Global Tyres Ltd.
Issue SS 11
Some may think there is only so much use you can get out of a tire, but that is not the opinion of Global Tyres Ltd. Instead, the company specializes in helping companies in the mining industry get more life out of their used tires, President Chauncey Krahenbill says. Based in Edenton, N.C., the company supplies all sizes of off-the-road (OTR) new tires and provides repair and retread services for tires used in the mining industry. Krahenbill founded the company in 2005 after seeing the impact of the recent tire shortage on mining firms.
With partners Charlie Creighton, Scott Creighton and Andrew Bergeron, Krahenbill purchased 250 giant off-road tires from a manufacturing plant in the Ukraine and began marketing and selling them across the world.
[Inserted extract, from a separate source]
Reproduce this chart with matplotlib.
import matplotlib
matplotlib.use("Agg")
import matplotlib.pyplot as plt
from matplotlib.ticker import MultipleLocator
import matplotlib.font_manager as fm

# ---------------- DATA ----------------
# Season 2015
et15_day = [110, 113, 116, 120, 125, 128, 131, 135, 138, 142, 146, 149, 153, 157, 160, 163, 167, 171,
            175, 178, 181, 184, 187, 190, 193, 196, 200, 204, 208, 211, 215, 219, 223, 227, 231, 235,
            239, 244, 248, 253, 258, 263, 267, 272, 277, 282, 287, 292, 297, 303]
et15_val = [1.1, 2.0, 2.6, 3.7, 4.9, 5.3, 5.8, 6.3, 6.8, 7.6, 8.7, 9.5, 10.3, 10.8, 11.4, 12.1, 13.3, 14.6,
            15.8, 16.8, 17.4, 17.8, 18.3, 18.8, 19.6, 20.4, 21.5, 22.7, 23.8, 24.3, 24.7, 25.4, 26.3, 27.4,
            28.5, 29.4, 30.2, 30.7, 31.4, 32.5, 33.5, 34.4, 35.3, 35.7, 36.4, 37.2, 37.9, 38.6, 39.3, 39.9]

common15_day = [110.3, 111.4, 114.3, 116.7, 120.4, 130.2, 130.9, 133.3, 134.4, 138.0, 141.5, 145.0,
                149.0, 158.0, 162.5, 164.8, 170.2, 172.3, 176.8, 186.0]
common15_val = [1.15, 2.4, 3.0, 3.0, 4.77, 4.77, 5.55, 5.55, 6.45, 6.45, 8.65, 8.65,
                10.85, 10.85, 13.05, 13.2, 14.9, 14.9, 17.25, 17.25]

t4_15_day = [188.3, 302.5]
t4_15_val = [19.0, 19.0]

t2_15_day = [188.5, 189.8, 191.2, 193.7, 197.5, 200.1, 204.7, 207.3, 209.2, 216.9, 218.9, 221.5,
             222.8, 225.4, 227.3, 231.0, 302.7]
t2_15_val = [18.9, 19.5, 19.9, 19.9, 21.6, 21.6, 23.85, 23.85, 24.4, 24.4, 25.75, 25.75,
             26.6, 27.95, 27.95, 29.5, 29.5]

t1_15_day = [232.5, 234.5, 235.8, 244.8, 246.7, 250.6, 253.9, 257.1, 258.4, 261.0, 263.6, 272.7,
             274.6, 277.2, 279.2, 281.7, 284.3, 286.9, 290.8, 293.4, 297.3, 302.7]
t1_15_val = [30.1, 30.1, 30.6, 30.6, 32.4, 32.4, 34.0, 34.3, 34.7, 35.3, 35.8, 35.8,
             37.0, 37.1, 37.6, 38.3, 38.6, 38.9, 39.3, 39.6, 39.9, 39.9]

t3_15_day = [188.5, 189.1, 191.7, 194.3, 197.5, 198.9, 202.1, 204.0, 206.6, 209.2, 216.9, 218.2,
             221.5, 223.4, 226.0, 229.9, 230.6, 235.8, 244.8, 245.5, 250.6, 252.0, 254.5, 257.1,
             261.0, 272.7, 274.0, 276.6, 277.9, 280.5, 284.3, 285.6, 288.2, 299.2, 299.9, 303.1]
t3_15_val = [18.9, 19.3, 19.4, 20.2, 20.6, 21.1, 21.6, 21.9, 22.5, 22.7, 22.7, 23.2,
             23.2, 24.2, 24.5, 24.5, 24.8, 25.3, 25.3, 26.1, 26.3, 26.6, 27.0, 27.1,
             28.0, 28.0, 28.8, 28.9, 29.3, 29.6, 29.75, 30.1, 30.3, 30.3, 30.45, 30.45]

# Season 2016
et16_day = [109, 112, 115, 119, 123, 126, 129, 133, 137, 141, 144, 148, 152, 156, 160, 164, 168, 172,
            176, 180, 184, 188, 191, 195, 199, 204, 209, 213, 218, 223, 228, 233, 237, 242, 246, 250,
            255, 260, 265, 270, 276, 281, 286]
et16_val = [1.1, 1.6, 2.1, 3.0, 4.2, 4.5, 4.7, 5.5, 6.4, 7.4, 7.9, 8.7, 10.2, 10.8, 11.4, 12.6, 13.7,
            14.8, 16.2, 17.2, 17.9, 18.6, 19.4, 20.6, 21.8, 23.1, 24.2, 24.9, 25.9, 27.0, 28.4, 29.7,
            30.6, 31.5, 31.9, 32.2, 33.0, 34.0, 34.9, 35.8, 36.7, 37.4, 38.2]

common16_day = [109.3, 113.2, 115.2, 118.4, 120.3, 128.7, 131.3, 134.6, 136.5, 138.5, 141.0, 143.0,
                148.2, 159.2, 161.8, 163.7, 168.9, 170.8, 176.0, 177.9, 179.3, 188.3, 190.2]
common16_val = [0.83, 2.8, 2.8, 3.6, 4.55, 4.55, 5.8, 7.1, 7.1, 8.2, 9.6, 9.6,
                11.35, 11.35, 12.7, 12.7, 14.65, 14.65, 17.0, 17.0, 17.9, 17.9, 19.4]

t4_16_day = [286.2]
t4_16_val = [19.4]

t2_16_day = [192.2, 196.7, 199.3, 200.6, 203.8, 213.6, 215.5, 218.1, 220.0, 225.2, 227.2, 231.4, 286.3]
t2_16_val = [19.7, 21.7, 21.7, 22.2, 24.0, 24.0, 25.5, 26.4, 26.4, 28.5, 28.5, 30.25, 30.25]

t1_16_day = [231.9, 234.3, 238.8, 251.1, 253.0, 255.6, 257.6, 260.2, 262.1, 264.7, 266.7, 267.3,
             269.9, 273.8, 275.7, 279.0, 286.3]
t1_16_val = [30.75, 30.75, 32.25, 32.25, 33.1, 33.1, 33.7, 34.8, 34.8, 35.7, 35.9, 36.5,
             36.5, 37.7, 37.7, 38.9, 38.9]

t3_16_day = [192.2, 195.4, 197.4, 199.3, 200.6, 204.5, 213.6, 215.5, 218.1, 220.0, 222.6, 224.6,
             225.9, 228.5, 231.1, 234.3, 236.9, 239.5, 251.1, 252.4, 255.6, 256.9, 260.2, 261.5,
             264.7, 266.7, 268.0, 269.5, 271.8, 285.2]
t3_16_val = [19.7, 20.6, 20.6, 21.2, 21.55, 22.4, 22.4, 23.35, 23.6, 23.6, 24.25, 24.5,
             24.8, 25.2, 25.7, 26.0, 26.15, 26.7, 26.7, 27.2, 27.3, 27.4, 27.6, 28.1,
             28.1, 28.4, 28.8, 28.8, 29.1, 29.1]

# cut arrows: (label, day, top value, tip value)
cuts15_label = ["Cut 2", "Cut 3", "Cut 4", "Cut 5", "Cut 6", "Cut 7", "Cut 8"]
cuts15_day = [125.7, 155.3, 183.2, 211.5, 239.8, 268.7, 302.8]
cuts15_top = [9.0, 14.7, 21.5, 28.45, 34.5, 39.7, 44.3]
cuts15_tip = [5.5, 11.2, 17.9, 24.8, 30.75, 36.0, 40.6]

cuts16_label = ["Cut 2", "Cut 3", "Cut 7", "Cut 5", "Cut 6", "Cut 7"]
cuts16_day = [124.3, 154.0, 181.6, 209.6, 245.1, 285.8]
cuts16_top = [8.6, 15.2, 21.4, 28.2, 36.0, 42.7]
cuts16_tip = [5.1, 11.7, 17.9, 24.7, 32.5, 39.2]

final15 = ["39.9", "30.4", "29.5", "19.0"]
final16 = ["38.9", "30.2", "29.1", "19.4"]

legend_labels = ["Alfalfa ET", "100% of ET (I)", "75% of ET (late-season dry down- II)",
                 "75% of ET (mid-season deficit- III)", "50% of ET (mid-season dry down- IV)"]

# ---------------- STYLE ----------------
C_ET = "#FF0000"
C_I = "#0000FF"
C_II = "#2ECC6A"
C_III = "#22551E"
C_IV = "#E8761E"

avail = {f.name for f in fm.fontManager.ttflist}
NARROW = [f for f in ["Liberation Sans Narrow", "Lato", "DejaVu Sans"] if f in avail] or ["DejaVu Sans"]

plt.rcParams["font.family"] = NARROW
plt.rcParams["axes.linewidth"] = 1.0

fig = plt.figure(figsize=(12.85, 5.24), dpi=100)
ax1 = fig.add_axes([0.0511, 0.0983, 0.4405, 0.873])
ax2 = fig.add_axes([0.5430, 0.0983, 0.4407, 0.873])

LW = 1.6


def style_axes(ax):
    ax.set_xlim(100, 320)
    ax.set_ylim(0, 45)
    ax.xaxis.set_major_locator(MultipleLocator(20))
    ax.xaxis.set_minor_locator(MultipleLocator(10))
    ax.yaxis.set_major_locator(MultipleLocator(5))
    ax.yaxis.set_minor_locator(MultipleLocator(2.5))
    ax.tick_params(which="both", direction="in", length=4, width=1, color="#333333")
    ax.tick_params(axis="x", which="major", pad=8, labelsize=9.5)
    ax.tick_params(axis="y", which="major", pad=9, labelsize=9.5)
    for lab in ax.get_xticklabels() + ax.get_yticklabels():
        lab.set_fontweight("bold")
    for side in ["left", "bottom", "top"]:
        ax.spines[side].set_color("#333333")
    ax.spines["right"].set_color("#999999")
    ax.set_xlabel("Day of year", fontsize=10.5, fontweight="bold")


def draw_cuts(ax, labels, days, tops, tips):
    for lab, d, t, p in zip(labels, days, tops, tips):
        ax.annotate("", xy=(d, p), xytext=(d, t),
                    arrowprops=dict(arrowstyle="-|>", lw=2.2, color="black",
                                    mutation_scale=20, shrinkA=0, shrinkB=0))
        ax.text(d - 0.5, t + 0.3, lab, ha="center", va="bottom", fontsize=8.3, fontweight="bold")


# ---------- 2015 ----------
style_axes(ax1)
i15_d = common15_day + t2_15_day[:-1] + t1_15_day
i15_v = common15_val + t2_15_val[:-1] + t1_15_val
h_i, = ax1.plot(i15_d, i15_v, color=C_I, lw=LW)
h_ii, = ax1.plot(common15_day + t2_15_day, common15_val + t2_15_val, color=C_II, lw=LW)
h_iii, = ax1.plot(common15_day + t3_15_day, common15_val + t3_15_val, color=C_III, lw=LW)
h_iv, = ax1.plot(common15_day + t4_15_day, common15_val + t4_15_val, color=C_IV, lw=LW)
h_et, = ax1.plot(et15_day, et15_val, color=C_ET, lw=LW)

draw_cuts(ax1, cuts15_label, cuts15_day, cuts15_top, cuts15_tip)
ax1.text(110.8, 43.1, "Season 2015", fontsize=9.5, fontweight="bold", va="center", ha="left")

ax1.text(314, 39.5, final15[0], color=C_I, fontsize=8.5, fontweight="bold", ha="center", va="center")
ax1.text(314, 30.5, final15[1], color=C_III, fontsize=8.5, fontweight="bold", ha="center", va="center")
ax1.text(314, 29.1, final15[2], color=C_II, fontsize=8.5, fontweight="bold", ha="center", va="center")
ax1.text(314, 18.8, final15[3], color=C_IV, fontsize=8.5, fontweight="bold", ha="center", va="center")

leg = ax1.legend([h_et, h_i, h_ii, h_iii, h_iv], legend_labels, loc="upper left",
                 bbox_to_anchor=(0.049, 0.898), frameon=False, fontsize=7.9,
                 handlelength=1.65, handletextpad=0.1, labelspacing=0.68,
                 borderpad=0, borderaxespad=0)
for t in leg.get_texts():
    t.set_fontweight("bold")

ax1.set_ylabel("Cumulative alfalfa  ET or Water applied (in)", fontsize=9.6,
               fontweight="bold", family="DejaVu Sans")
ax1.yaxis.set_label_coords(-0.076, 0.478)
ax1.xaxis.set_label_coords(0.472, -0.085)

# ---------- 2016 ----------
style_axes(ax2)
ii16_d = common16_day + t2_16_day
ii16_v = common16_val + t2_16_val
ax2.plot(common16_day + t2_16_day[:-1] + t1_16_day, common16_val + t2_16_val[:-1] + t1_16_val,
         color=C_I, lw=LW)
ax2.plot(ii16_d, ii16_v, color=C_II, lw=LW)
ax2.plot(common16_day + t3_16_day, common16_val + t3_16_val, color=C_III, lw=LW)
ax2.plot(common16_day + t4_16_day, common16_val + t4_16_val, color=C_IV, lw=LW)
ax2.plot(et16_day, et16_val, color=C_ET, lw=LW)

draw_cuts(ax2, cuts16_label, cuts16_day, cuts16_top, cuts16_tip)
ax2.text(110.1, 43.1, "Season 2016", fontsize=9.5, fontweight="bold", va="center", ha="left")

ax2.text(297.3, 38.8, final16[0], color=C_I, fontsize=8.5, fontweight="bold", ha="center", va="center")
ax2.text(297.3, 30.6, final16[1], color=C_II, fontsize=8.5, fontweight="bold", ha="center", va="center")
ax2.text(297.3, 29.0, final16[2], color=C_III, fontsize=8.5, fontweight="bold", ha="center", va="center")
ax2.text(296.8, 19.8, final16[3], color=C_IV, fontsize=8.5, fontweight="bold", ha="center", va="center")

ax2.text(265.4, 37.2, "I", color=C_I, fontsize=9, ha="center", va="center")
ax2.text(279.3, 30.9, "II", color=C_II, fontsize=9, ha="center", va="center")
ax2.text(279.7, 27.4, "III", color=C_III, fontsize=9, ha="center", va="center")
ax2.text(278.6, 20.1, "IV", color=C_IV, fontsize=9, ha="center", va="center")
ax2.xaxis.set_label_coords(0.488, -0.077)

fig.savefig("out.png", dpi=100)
Global Tyres then opened dealerships in the United States and formed a partnership with Renova, a tire manufacturing plant in Lima, Peru, that specializes in retreads.
According to Krahenbill, Renova has the technical knowledge to reconstruct the tires back to new tire quality. “They can perform the tire compound and tread design for each application to maximize the tread life,” he says. “They do in-house compound testing and they use the best products – the same products to make new tires.”
Today, Global Tyres serves coal, oil sands, gold mines, iron ore, ports and steel mills and is a direct Michelin, Yokohama and Titan tire dealer. Krahenbill notes that the company’s work is divided equally between new tire sales and retread and repair work.
“It used to be all repair and retread,” he recalls. “I have grown in the new tire [market] because I’ve been able to sign with manufacturers.”
Global Tyres also operates an online, Web-based real time 24/7 tire and management system that allows its customers to track and receive reports about its OTR equipment and tire inventory. “We’re tracking over 400 tires at one of our port customer,” Krahenbill reports.
Global Tyres has benefited from utilizing freight forwarder CV International Inc. CV International Sales Executive Ryan Eaves notes that transportation and logistics can account for a significant portion of the operating budget.
“Due to the large capital investment and expertise that international trade demands, most companies choose to outsource at least a portion of their logistical functions,” he says. “As Global Tyres’ freight forwarder, we are responsible for arranging shipments for export overseas.”
He notes that CV International’s experienced team assists with services ranging from freight forwarding and customs brokerage to international door-to-door delivery. “Our goal is to minimize our customers’ efforts and expense through personalized customer service and a comprehensive approach to their individual needs,” he says.
From the Scrap Heap
Although the poor economy has hurt many companies, it has kept Global Tyres’ repair and retread business strong. “Since the recession hit, things got tightened up,” Krahenbill says, noting that many customers have cut back on spending.
“They definitely have decided to try to salvage their tires more to make them last longer,” he says. “A lot of steel mills have contacted us to have us go [and look] through their scrap tires.”
Usually, Global Tyres finds that 25 percent of scrap tires can be salvaged. “If you have a tire that’s got 75 percent of the rubber still on it, you can reconstruct and repair it,” Krahenbill says. “It’s definitely a savings.”
Preparing For a Boost
Currently, Global Tyres is enjoying strong business from all of its markets. “The steel industry seems like it’s pretty busy today,” Krahenbill says. “There’s a lot of product going to steel mills so they can produce the steel.” The demand for new and retreads is up by 35 percent over the past year in some accounts.
Krahenbill adds that he is anticipating another shortfall of tires in the oil sands of Alberta, Canada, the copper mines in Chile and the Iron Ore mines in western Australia. “[It won’t be] as bad this time,” he says, but the 57- and 63- inch wheel tires will see a shortage due to the huge amount of new ultra-class haul trucks being ordered and shipped to the mines. More trucks demand more tires, but manufacturers are facing high crude oil and natural rubber prices. “The manufacturers allocated tires out and they can’t produce all the tires needed to keep the trucks off the block piles. A lot of shortfalls are coming.”
This should bring a boost to Global Tyres’ repair and retreading business, Krahenbill says. He also anticipates that the company will add another location in North America, which would be developed with Renova.
He explains that Global Tyres will build a new repair and reconstruction facility, with a retreading plant. While the company now ships the used tires to Renova’s location in Peru, “We would cut out the ocean freight and that would help us out a lot,” he says.